Our open gallery displays graffiti and naive art that narrates the history of our community.We are all social and cultural entrepreneurs and we try to move away from the stereotype of ‘favelados’ or favela’s residents – it is not all about old samba and mulatto story!
We receive many international students that are coming to do research in our museum. Many students are working on their dissertations in the field of architecture, public policies and all kind of academic training.
We have multiple benefits: students are coming to volunteer and we are expanding the social museology. Our museum was born side by side with social museology and our exhibitions are curated in different ways of showing our heritage.

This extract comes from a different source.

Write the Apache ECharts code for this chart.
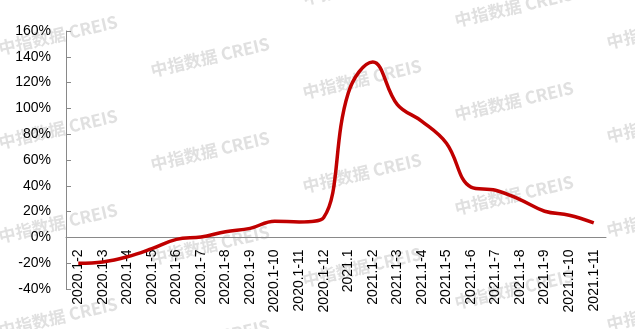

Visitors are discovering the differences between each favela and their own identity, their history, culture, residents’ memories and heritage. We are showing our visitors how each favela is unique and distinctive.
Museum of Favela’s Covid-19 Story Cont’d
Our volunteers had severe problems, lost members of their family and had health problems. For that reason, our work at the museum has been severely affected to the point in which I had to manage everything on my own.
We had no idea how we could help the community during this pandemic. We, as residents, also suffer. We also have needs. But thanks to the Museum’ networks that we have developed for the past 10 years, we were able to establish partnerships. Especially with an institution called ‘Changemakers’, from which we received resources to buy basic food kits and voucher for gas.